Frequently asked questions
Can I really not duct my apartment range hood to outside?+
In most apartments and condos, correct, you cannot duct to outside without significant construction approval that the building will refuse. Apartment hoods are nearly always recirculating because the building envelope, fire ratings, and shared walls do not allow penetration for a kitchen duct. Some newer condo construction includes pre-built duct chases that ducted hoods can use; check the building specs. For renovations, getting approval to duct through an exterior wall in a condo requires HOA approval and is rarely granted. Recirculating is the practical default for apartment kitchens.
Are charcoal filters in recirculating hoods worth replacing or are they a scam?+
They work but only for the first 3 to 6 months of normal use. Activated charcoal filters adsorb organic compounds (cooking odors, some VOCs) onto the carbon surface. Once the surface saturates, the filter passes everything through. Most filters need replacement every 4 to 6 months in a household that cooks daily, every 6 to 12 months for lighter use. Replacement cost: $15 to $40 per filter. Owners who never replace the filter get the noise of the hood with very little air cleaning benefit. The filters are not a scam, but they only work when maintained.
Does a ducted hood reduce indoor humidity from cooking?+
Yes, significantly.
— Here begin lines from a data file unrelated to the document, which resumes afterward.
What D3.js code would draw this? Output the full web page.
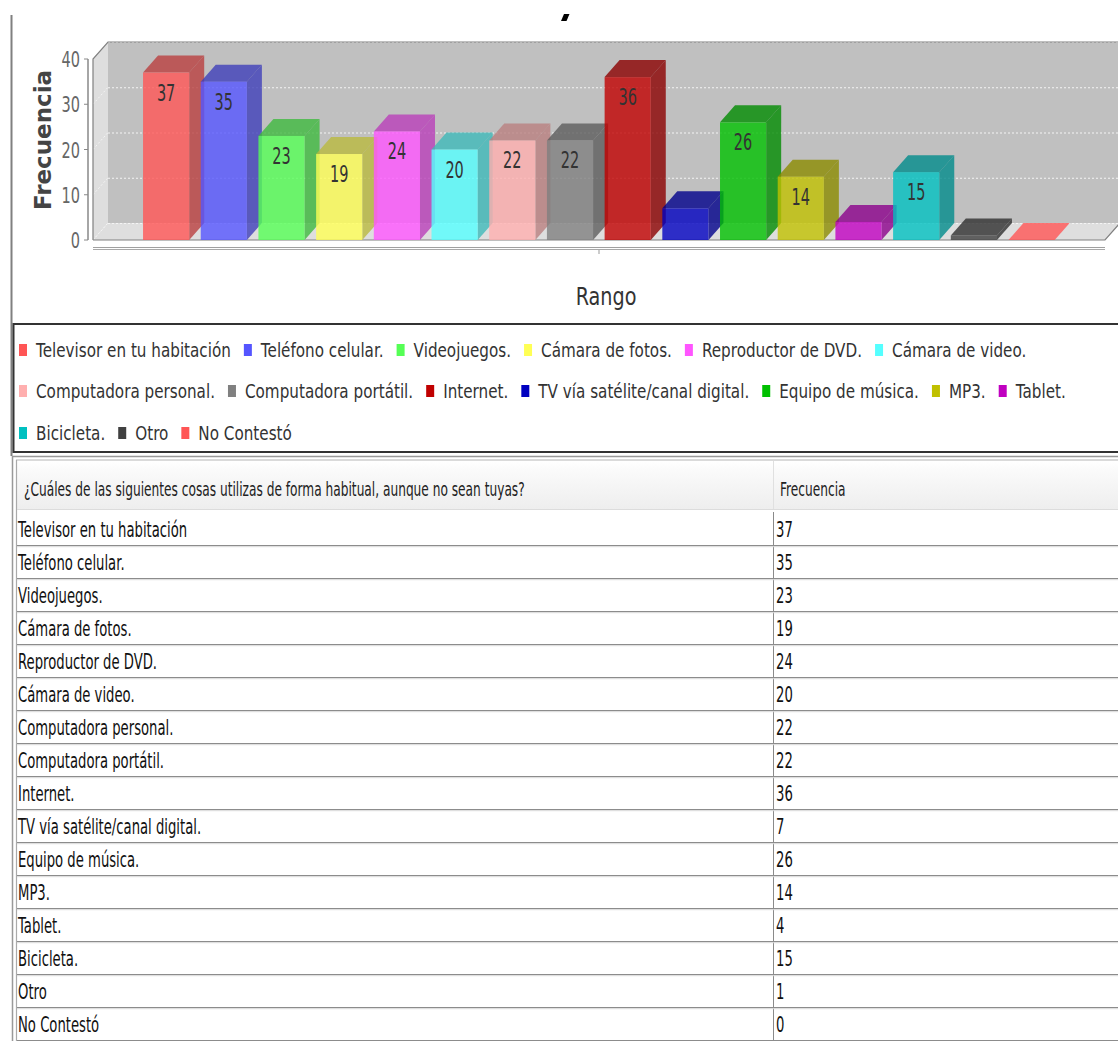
<!DOCTYPE html>
<html><head><meta charset="utf-8">
<script src="https://cdn.jsdelivr.net/npm/d3@7"></script>
<style>
body{margin:0;background:#fff;}
svg{display:block;}
text{font-family:"DejaVu Sans",Tahoma,Verdana,sans-serif;}
</style>
</head><body>
<svg id="c" width="1118" height="1041"></svg>
<script>
// ---------- data ----------
const categories = ["Televisor en tu habitación","Teléfono celular.","Videojuegos.","Cámara de fotos.","Reproductor de DVD.","Cámara de video.","Computadora personal.","Computadora portátil.","Internet.","TV vía satélite/canal digital.","Equipo de música.","MP3.","Tablet.","Bicicleta.","Otro","No Contestó"];
const values = [37,35,23,19,24,20,22,22,36,7,26,14,4,15,1,0];
const colors = ["#ff5555","#5555ff","#55ff55","#ffff55","#ff55ff","#55ffff","#ffafaf","#808080","#c00000","#0000c0","#00c000","#c0c000","#c000c0","#00c0c0","#404040","#ff5555"];
const yTicks = [0,10,20,30,40];
const yAxisTitle = "Frecuencia";
const xAxisTitle = "Rango";
const tableHeader = ["¿Cuáles de las siguientes cosas utilizas de forma habitual, aunque no sean tuyas?","Frecuencia"];

// ---------- helpers ----------
const svg = d3.select("#c");
function txt(g, x, y, s, o) {
  o = o || {};
  const sx = o.sx || 1;
  return g.append("text")
    .attr("transform", `translate(${x},${y}) scale(${sx},1)`)
    .attr("font-size", o.size || 16)
    .attr("font-weight", o.weight || "normal")
    .attr("fill", o.fill || "#222")
    .attr("text-anchor", o.anchor || "start")
    .text(s);
}
const poly = pts => "M" + pts.map(p => p.join(",")).join("L") + "Z";

// ---------- panel border + title fragment ----------
svg.append("line").attr("x1",11.5).attr("x2",11.5).attr("y1",15).attr("y2",456)
  .attr("stroke","#808080").attr("stroke-width",2);
svg.append("path").attr("d","M561,21L564,14L569.5,14L566.5,21Z").attr("fill","#000");

// ---------- 3D bar plot ----------
const DX = 15, DY = 17;
const x0 = 93, x1 = 1105;
const y = d3.scaleLinear().domain([0,40]).range([240,59]);
const xb = d3.scaleBand().domain(categories).range([131.5,1066.2]).paddingInner(0.2).paddingOuter(0.2);
const yb = y(0), yt = y(40);
const plot = svg.append("g");

// back wall
plot.append("path").attr("d", poly([[x0+DX,yt-DY],[x1+DX+10,yt-DY],[x1+DX+10,yb-DY],[x0+DX,yb-DY]])).attr("fill","#c0c0c0");
// left wall
plot.append("path").attr("d", poly([[x0,yt],[x0+DX,yt-DY],[x0+DX,yb-DY],[x0,yb]])).attr("fill","#dedede");
// floor
plot.append("path").attr("d", poly([[x0,yb],[x0+DX,yb-DY],[x1+DX,yb-DY],[x1,yb]])).attr("fill","#dedede");
// gridlines
yTicks.forEach(v => {
  plot.append("line").attr("x1",x0+DX).attr("x2",x1+DX+10).attr("y1",y(v)-DY+0.5).attr("y2",y(v)-DY+0.5)
    .attr("stroke","#f4f4f4").attr("stroke-width",1).attr("stroke-dasharray","2,2");
  plot.append("line").attr("x1",x0).attr("x2",x0+DX).attr("y1",y(v)).attr("y2",y(v)-DY)
    .attr("stroke","#f4f4f4").attr("stroke-width",1).attr("stroke-dasharray","2,2");
});
// outlines
plot.append("path").attr("d",`M${x0},${yb}L${x0},${yt}L${x0+DX},${yt-DY}L${x1+DX+10},${yt-DY}`)
  .attr("fill","none").attr("stroke","#808080").attr("stroke-width",1.2);
plot.append("path").attr("d",`M${x0},${yb}L${x1},${yb}L${x1+DX},${yb-DY}`)
  .attr("fill","none").attr("stroke","#808080").attr("stroke-width",1.2);

// bars
const bw = xb.bandwidth();
categories.forEach((c,i) => {
  const v = values[i], bx = xb(c), by = y(v);
  const col = d3.color(colors[i]);
  const dark = col.darker(0.9).formatHex();
  const g = plot.append("g").attr("fill-opacity",0.8);
  g.append("path").attr("d", poly([[bx+bw,by],[bx+bw+DX,by-DY],[bx+bw+DX,yb-DY],[bx+bw,yb]])).attr("fill",dark);
  g.append("path").attr("d", poly([[bx,by],[bx+DX,by-DY],[bx+bw+DX,by-DY],[bx+bw,by]])).attr("fill", v > 0 ? dark : colors[i]);
  if (v > 0) g.append("rect").attr("x",bx).attr("y",by).attr("width",bw).attr("height",yb-by).attr("fill",colors[i]);
});
// bar labels
categories.forEach((c,i) => {
  const v = values[i];
  if (yb - y(v) > 40) txt(plot, xb(c)+bw/2, y(v)+28, String(v), {size:23, sx:0.63, anchor:"middle", fill:"#333"});
});

// y axis
const ya = svg.append("g");
ya.append("line").attr("x1",88).attr("x2",88).attr("y1",yt).attr("y2",yb).attr("stroke","#888").attr("stroke-width",1.5);
yTicks.forEach(v => {
  ya.append("line").attr("x1",84).attr("x2",88).attr("y1",y(v)).attr("y2",y(v)).attr("stroke","#888");
  txt(ya, 80, y(v)+8, String(v), {size:22, sx:0.66, anchor:"end", fill:"#666"});
});
svg.append("text").attr("transform","translate(51,140) rotate(-90)")
  .attr("font-size",23).attr("font-weight","bold").attr("fill","#444").attr("text-anchor","middle").text(yAxisTitle);

// category axis
svg.append("line").attr("x1",x0).attr("x2",x1).attr("y1",247.5).attr("y2",247.5).attr("stroke","#a0a0a0").attr("stroke-width",1.2);
svg.append("line").attr("x1",x0).attr("x2",x1).attr("y1",249.5).attr("y2",249.5).attr("stroke","#a8a8a8").attr("stroke-width",1.2);
svg.append("line").attr("x1",(x0+x1)/2).attr("x2",(x0+x1)/2).attr("y1",250).attr("y2",254).attr("stroke","#999");
txt(svg, 606, 305, xAxisTitle, {size:24, sx:0.8, anchor:"middle", fill:"#333"});

// ---------- legend ----------
const lg = svg.append("g");
lg.append("rect").attr("x",13.5).attr("y",324).attr("width",1115).attr("height",128)
  .attr("fill","none").attr("stroke","#333").attr("stroke-width",2);
const rowY = [350,391,433];
const LSX = 0.76, LSIZE = 20;
let lx = 19, row = 0;
categories.forEach((c,i) => {
  const t = txt(lg, 0, 0, c, {size:LSIZE, sx:LSX, fill:"#333"});
  const w = t.node().getComputedTextLength() * LSX;
  if (lx + 17 + w > 1110) { row++; lx = 19; }
  t.attr("transform", `translate(${lx+17},${rowY[row]+7}) scale(${LSX},1)`);
  lg.append("rect").attr("x",lx).attr("y",rowY[row]-6).attr("width",8).attr("height",12).attr("fill",colors[i]);
  lx += 17 + w + 13;
});

// ---------- table ----------
const tb = svg.append("g");
const defs = svg.append("defs");
const gr = defs.append("linearGradient").attr("id","hdr").attr("x1",0).attr("x2",0).attr("y1",0).attr("y2",1);
gr.append("stop").attr("offset",0).attr("stop-color","#ffffff");
gr.append("stop").attr("offset",0.2).attr("stop-color","#fafafa");
gr.append("stop").attr("offset",1).attr("stop-color","#eeeeee");
tb.append("rect").attr("x",17).attr("y",461).attr("width",1101).attr("height",48).attr("fill","url(#hdr)");
tb.append("line").attr("x1",12).attr("x2",1118).attr("y1",456.5).attr("y2",456.5).attr("stroke","#999").attr("stroke-width",1.5);
tb.append("line").attr("x1",16).attr("x2",1118).attr("y1",460).attr("y2",460).attr("stroke","#b5b5b5").attr("stroke-width",1.2);
tb.append("line").attr("x1",12.5).attr("x2",12.5).attr("y1",456).attr("y2",1041).attr("stroke","#999").attr("stroke-width",1.5);
tb.append("line").attr("x1",16.5).attr("x2",16.5).attr("y1",460).attr("y2",1041).attr("stroke","#aaa").attr("stroke-width",1.2);
tb.append("line").attr("x1",17).attr("x2",1118).attr("y1",509.5).attr("y2",509.5).attr("stroke","#dcdcdc");
tb.append("line").attr("x1",773.5).attr("x2",773.5).attr("y1",461).attr("y2",509).attr("stroke","#e0e0e0");
txt(tb, 24, 496, tableHeader[0], {size:20, sx:0.61, fill:"#222"});
txt(tb, 780, 496, tableHeader[1], {size:20, sx:0.61, fill:"#222"});

const ry = d3.scaleBand().domain(categories).range([512.5,1040.5]);
tb.append("line").attr("x1",773.5).attr("x2",773.5).attr("y1",512).attr("y2",1041).attr("stroke","#8a8a8a");
categories.forEach((c,i) => {
  const top = ry(c), bot = top + ry.bandwidth();
  tb.append("line").attr("x1",17).attr("x2",1118).attr("y1",bot).attr("y2",bot).attr("stroke","#8c8c8c");
  tb.append("line").attr("x1",17).attr("x2",1118).attr("y1",bot+1.2).attr("y2",bot+1.2).attr("stroke","#d8d8d8");
  txt(tb, 18, top+24, c, {size:22, sx:0.6, fill:"#111"});
  txt(tb, 776, top+24, String(values[i]), {size:22, sx:0.6, fill:"#111"});
});
</script>
</body></html>
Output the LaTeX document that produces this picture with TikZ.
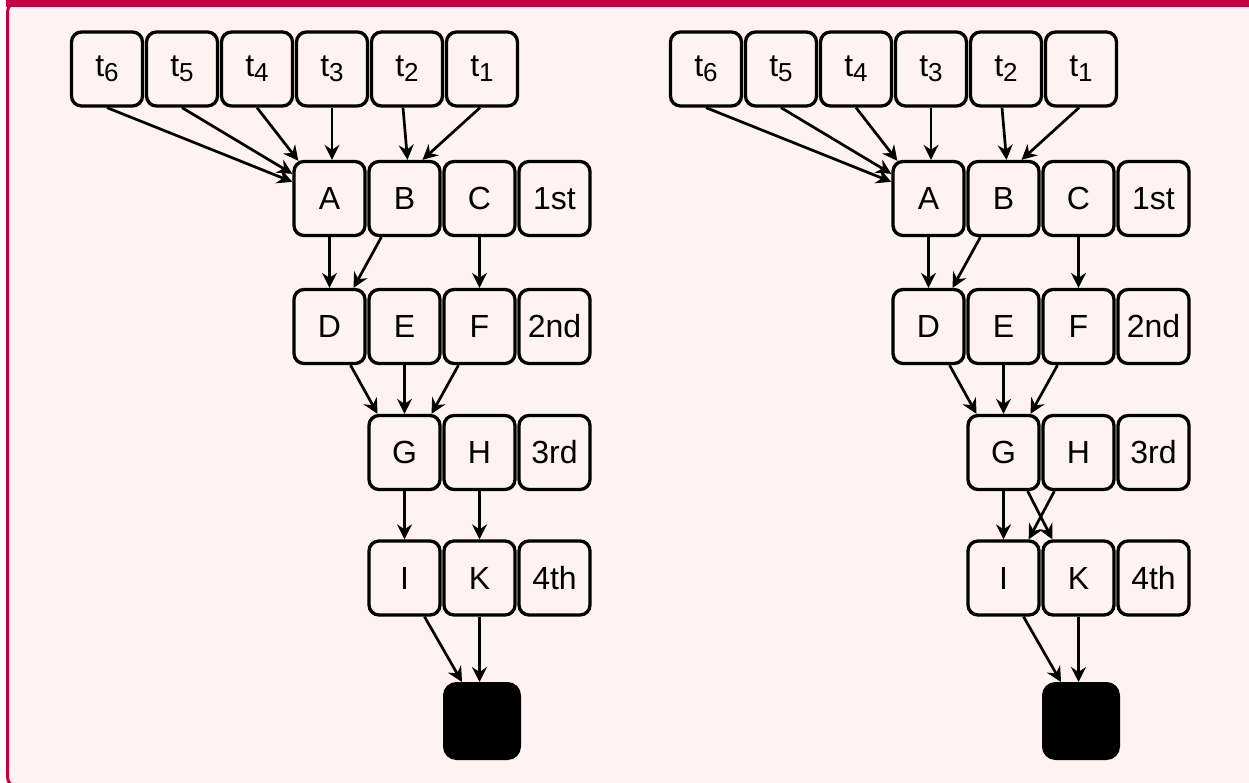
\documentclass[tikz,border=0pt]{standalone}
\usepackage{fontspec}
\setmainfont{Liberation Sans}
\usetikzlibrary{arrows.meta,calc}
\definecolor{bgpink}{HTML}{FFF2F2}
\definecolor{crimson}{HTML}{C30040}
\newcommand{\tsub}[1]{t\raisebox{-5pt}{\fontsize{26}{26}\selectfont #1}}
\begin{document}
\begin{tikzpicture}[x=1pt,y=-1pt,
  box/.style={draw=black, line width=3.3pt, rounded corners=10pt, fill=bgpink,
    minimum width=71pt, minimum height=74pt, inner sep=0pt,
    font=\fontsize{32}{36}\selectfont, text=black},
  blackbox/.style={draw=black, fill=black, line width=3pt, rounded corners=12pt,
    minimum width=75pt, minimum height=75pt, inner sep=0pt},
  arr/.style={draw=black, line width=2.7pt, -{Stealth[length=15pt,width=15pt,inset=5pt]}}]
\useasboundingbox (0,0) rectangle (1249,782);
\fill[white] (0,0) rectangle (1249,782);
\begin{scope}
\clip (0,0) rectangle (1249,782);
\filldraw[fill=bgpink, draw=crimson, line width=3pt, rounded corners=10pt] (7.5,2) rectangle (1253,787);
\fill[crimson] (6,0) rectangle (1249,7);
\end{scope}
\foreach \p/\dx in {L/0, R/599} {
  \begin{scope}[xshift=\dx pt]
  \node[box] (\p t6) at (107,69) {\tsub{6}};
  \node[box] (\p t5) at (182,69) {\tsub{5}};
  \node[box] (\p t4) at (257,69) {\tsub{4}};
  \node[box] (\p t3) at (332,69) {\tsub{3}};
  \node[box] (\p t2) at (407,69) {\tsub{2}};
  \node[box] (\p t1) at (482,69) {\tsub{1}};
  \node[box] (\p A) at (329.5,198.5) {A};
  \node[box] (\p B) at (404.5,198.5) {B};
  \node[box] (\p C) at (479.5,198.5) {C};
  \node[box] (\p r1) at (554.5,198.5) {1st};
  \node[box] (\p D) at (329.5,326.5) {D};
  \node[box] (\p E) at (404.5,326.5) {E};
  \node[box] (\p F) at (479.5,326.5) {F};
  \node[box] (\p r2) at (554.5,326.5) {2nd};
  \node[box] (\p G) at (404.5,452.5) {G};
  \node[box] (\p H) at (479.5,452.5) {H};
  \node[box] (\p r3) at (554.5,452.5) {3rd};
  \node[box] (\p I) at (404.5,578) {I};
  \node[box] (\p K) at (479.5,578) {K};
  \node[box] (\p r4) at (554.5,578) {4th};
  \node[blackbox] (\p X) at (482,721) {};
  \end{scope}
  \draw[arr] (\p t6.south) -- ([yshift=-22pt]\p A.north west);
  \draw[arr] (\p t5.south) -- ([yshift=-14pt]\p A.north west);
  \draw[arr] (\p t4.south) -- ([xshift=6pt,yshift=-1pt]\p A.north west);
  \draw[arr] (\p t3.south) -- (\p t3.south |- \p A.north);
  \draw[arr] ([xshift=-4pt]\p t2.south) -- ([xshift=3pt]\p B.north);
  \draw[arr] ([xshift=-2pt]\p t1.south) -- ([xshift=18pt]\p B.north);
  \draw[arr] (\p A.south) -- (\p D.north);
  \draw[arr] ([xshift=14pt]\p B.south west) -- ([xshift=24pt]\p D.north);
  \draw[arr] (\p C.south) -- (\p F.north);
  \draw[arr] ([xshift=21pt]\p D.south) -- ([xshift=-27pt]\p G.north);
  \draw[arr] (\p E.south) -- (\p G.north);
  \draw[arr] ([xshift=-21pt]\p F.south) -- ([xshift=27pt]\p G.north);
  \draw[arr] (\p G.south) -- (\p I.north);
  \draw[arr] ([xshift=20pt]\p I.south) -- ([xshift=19pt]\p X.north west);
  \draw[arr] (\p K.south) -- (\p K.south |- \p X.north);
}
\draw[arr] (LH.south) -- (LK.north);
\draw[arr] ([xshift=-13pt]RG.south east) -- ([xshift=11pt]RK.north west);
\draw[arr] ([xshift=13pt]RH.south west) -- ([xshift=-12pt]RI.north east);
\end{tikzpicture}
\end{document}
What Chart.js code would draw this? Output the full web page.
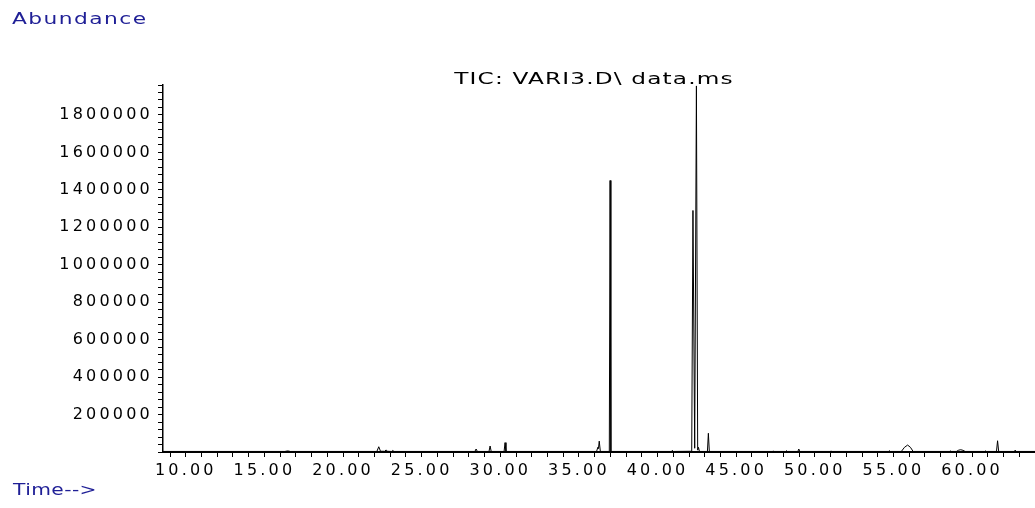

A pot of boiling water releases 0.5 to 1 pound of water vapor per hour into the kitchen. A ducted hood pulls that humid air outside before it can spread through the house. A recirculating hood pulls the air through filters that do not capture water vapor and returns the humid air to the kitchen, where it spreads to adjacent rooms through normal air circulation. In a tight house with heavy cooking, the humidity difference between ducted and recirculating is visible: ducted kitchens stay around 40 to 50 percent RH during cooking, recirculating kitchens can spike to 65 to 80 percent RH and cause window condensation and longer drying times.
Will a ducted hood really lower my heating and cooling bills compared to recirculating?+
No, the opposite. Ducted hoods exhaust conditioned (heated or cooled) indoor air, which then has to be replaced with outside air that has to be conditioned again. In winter, exhausting 600 CFM of 70F air and bringing in 30F air costs real money. The energy penalty is small for typical 1 to 2 hour daily hood use but real. Recirculating hoods do not have this penalty because no conditioned air leaves the house. The energy trade-off is one of the few real advantages of recirculating, and it matters most in extreme climates.
How do I retrofit a ducted hood into a kitchen that currently has recirculating?+
If the kitchen has access to an exterior wall or attic above, the retrofit costs $400 to $1,500 for the duct work plus the new hood. The duct runs from the hood through cabinets or soffit to the exterior, with a wall cap or roof cap at the termination. If the path crosses a structural element (header, joist), add $200 to $600 for framing work. If the kitchen is in the interior of the house with no exterior wall access, the retrofit may not be feasible at any reasonable cost; some homes simply cannot be converted to ducted without major construction.